A importância de conhecer as fontes. A eterna relação entre o jornalista e as fontes! É mais difícil para um estagiário construir uma relação com as fontes em comparação com um jornalista que tem mais de dez anos de casa. As fontes conquistam-se ao longo do tempo através de confiança e da isenção do nosso trabalho. É muito importante saber que fontes contactar tendo em conta a natureza do acontecimento. Procurar fontes credíveis, saber confrontar os dois lados de uma história. Esta é a conjugação de uma notícia, se assim não for ela acabará por ter um carácter tendencioso. 

Há falsos alarmes. Um dia, tinham recebido de um leitor a informação de que havia um grande incêndio em Telheiras, um bairro de Lisboa. Segundo o leitor, haveria muito fumo e muita gente no local. A minha função era ligar para os Bombeiros Sapadores de Lisboa para confirmar a notícia e saber mais pormenores sobre o dito incêndio. Feito o contacto com os bombeiros, a resposta do outro lado foi de que não havia incêndio nenhum, nem em Telheiras, nem em Lisboa. Aqui está, a importância de confirmar a informação.

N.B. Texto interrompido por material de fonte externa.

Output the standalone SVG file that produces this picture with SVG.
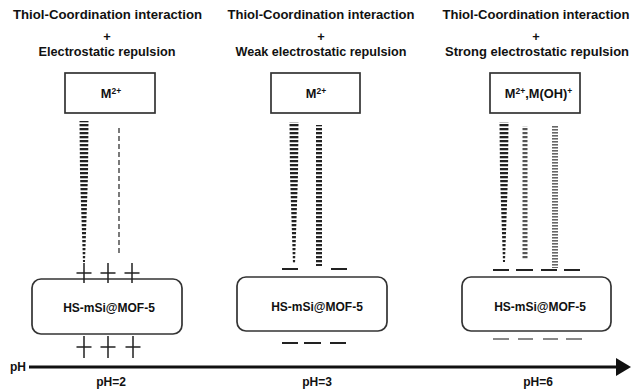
<svg xmlns="http://www.w3.org/2000/svg" width="631" height="390" viewBox="0 0 631 390">
<style>
.t{font-family:"Liberation Sans",Arial,sans-serif;font-weight:bold;font-size:12px;fill:#111;text-anchor:middle}
.h{font-size:12.8px}
.box{fill:#fff;stroke:#333;stroke-width:1.7}
.chg{stroke:#222;stroke-width:1.5;fill:none}
.neg{stroke:#222;stroke-width:2;fill:none}
.negg{stroke:#888;stroke-width:2;fill:none}
</style>
<defs>
<pattern id="stripe" patternUnits="userSpaceOnUse" width="4" height="4"><rect width="4" height="2.3" fill="#222"/></pattern>
<pattern id="stripeG" patternUnits="userSpaceOnUse" width="4" height="4"><rect width="4" height="2.2" fill="#555"/></pattern>
<pattern id="stripeF" patternUnits="userSpaceOnUse" width="3" height="3"><rect width="3" height="1.6" fill="#666"/></pattern>
</defs>
<g id="titles">
<text class="t h" x="107.5" y="19" textLength="189" lengthAdjust="spacingAndGlyphs">Thiol-Coordination interaction</text>
<text class="t h" x="107" y="41">+</text>
<text class="t h" x="107" y="56" textLength="137" lengthAdjust="spacingAndGlyphs">Electrostatic repulsion</text>
<text class="t h" x="321" y="19" textLength="187" lengthAdjust="spacingAndGlyphs">Thiol-Coordination interaction</text>
<text class="t h" x="321" y="41">+</text>
<text class="t h" x="321" y="56" textLength="171" lengthAdjust="spacingAndGlyphs">Weak electrostatic repulsion</text>
<text class="t h" x="536" y="19" textLength="187" lengthAdjust="spacingAndGlyphs">Thiol-Coordination interaction</text>
<text class="t h" x="536" y="41">+</text>
<text class="t h" x="537" y="56" textLength="184" lengthAdjust="spacingAndGlyphs">Strong electrostatic repulsion</text>
</g>
<g id="metal1"><rect class="box" x="65" y="73" width="90" height="40"/><text class="t h" x="111" y="98">M<tspan font-size="8.5" dy="-4">2+</tspan></text></g>
<g id="metal2"><rect class="box" x="271" y="73" width="89" height="40"/><text class="t h" x="316" y="98">M<tspan font-size="8.5" dy="-4">2+</tspan></text></g>
<g id="metal3"><rect class="box" x="490" y="73" width="90" height="40"/><text class="t h" x="538.5" y="98">M<tspan font-size="8.5" dy="-4">2+</tspan><tspan dy="4">,M(OH)</tspan><tspan font-size="8.5" dy="-4">+</tspan></text></g>
<g id="connectors">
<polygon points="79.5,121 88.5,121 88,175 85,262 83,262 80,175" fill="url(#stripe)"/>
<line x1="119" y1="128" x2="119" y2="255" stroke="#333" stroke-width="1.3" stroke-dasharray="5 3"/>
<polygon points="289.5,122 298.5,122 298,175 295,264 293,264 290,175" fill="url(#stripe)"/>
<rect x="316" y="125" width="6" height="141" fill="url(#stripe)"/>
<polygon points="499.5,122 508.5,122 508,175 505,262 503,262 500,175" fill="url(#stripe)"/>
<rect x="522.5" y="126" width="5" height="134" fill="url(#stripeG)"/>
<rect x="552" y="126" width="6" height="142" fill="url(#stripeF)"/>
</g>
<g id="mof1"><rect class="box" x="32" y="279" width="150" height="55" rx="9"/><text class="t" x="109" y="312" font-size="12.5">HS-mSi@MOF-5</text></g>
<g id="mof2"><rect class="box" x="237" y="277" width="150" height="54" rx="9"/><text class="t" x="317" y="311" font-size="12.5">HS-mSi@MOF-5</text></g>
<g id="mof3"><rect class="box" x="462" y="277" width="149" height="54" rx="9"/><text class="t" x="540" y="311" font-size="12.5">HS-mSi@MOF-5</text></g>
<g id="charges">
<path class="chg" d="M76.5 273H91.5M84 263V283M100.5 273H115.5M108 263V283M124.5 273H139.5M132 263V283"/>
<path class="chg" d="M76.5 347H91.5M84 336V358M100.5 347H115.5M108 336V358M125.5 347H140.5M133 336V358"/>
<path class="neg" d="M282 269H298M331 269H347M282 343H298M304 343H321M330 343H346"/>
<path class="neg" d="M493 270H509M516 270H533M541 270H557M564 270H580"/>
<path class="negg" d="M493 339H509M518 339H533M543 339H558M566 339H582"/>
</g>
<g id="axis">
<line x1="29" y1="367" x2="618" y2="367" stroke="#111" stroke-width="3"/>
<polygon points="616,358 631,367 616,376" fill="#111"/>
<text class="t" x="18" y="371">pH</text>
<text class="t" x="111" y="386" font-size="13">pH=2</text>
<text class="t" x="317" y="386" font-size="13">pH=3</text>
<text class="t" x="538" y="386" font-size="13">pH=6</text>
</g>
</svg>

A enfrentar um desafio sozinha. Duas semanas antes do meu estágio terminar recebi um grande desafio: escrever um artigo sobre o uso indevido do telemóvel na condução. Esse artigo tinha uma data para estar pronto e eu comecei logo a trabalhar nele. Seleccionei as fontes que achei pertinentes, entre as quais a Autoridade Nacional de Segurança Rodoviária (ANSR), a GNR, a PSP, bem como o presidente da Prevenção Rodoviária Portuguesa e a Associação de Cidadãos Automobilizados. Tive de esperar alguns dias para receber dados estatísticos por parte da ANSR e, entretanto, o meu editor ausentou-se da redacção durante três dias. Eu já tinha bastante informação, mas precisava de orientações, precisava de saber se estava a abordar o tema como devia, se a notícia tinha um fio condutor. Mas, de facto, eu não podia parar, mesmo sem ter um feedback, até porque o prazo de entrega já estava próximo. Então, decidi ir para a rua e falar com pessoas, condutores, ao mesmo tempo em que compilava algumas informações que estariam nas caixas adicionais da notícia. Resultado: correu tudo bem. O meu artigo foi aprovado pelo editor, foi publicado com o meu nome, ocupou a primeira página do jornal e ainda serviu de alavanca para que a notícia fosse divulgada, também, pelos jornais televisivos. Foi uma grande vitória pessoal e guardo essa edição do jornal religiosamente até hoje. Mesmo com contratempos, é possível. Muitas vezes é um teste à nossa capacidade de enfrentar as situações.


Conclusão. Durante os três meses enquanto aprendiz e estagiária no Diário de Notícias senti a satisfação que é sair da redacção para o terreno, aprendi a evitar chavões como “ilícitos criminais”, consegui “puxar” o que é notícia logo para o primeiro parágrafo do texto e tornou-se ainda mais claro que tudo o que se escreve em jornalismo deve ser sustentado por fontes credíveis e não por ideias do senso comum. 
Percebi que o jornalismo me preenche e me faz sentir realizada; que não há horários para os jornalistas; que o trabalho, na maior parte das vezes, é árduo; que as fontes são essenciais para todo e qualquer trabalho e que é necessário escolhê-las bem; que apesar de todos os condicionalismos da profissão há quase sempre o cuidado de cumprir o código deontológico. 
Apesar da redacção do DN ser um espelho da actualidade e todo o trabalho ser fruto de contactos com o exterior, eu considero a redacção como um mundo à parte. Um mundo onde os esforços se concentram no serviço público, onde a prioridade é informar com qualidade e “em tempo útil”. A redação é um mundo que eu tive a satisfação, não só de conhecer, como de pertencer durante três meses, e que abriu de uma forma espantosa os meus horizontes e a minha perspectiva sobre a profissão de jornalista.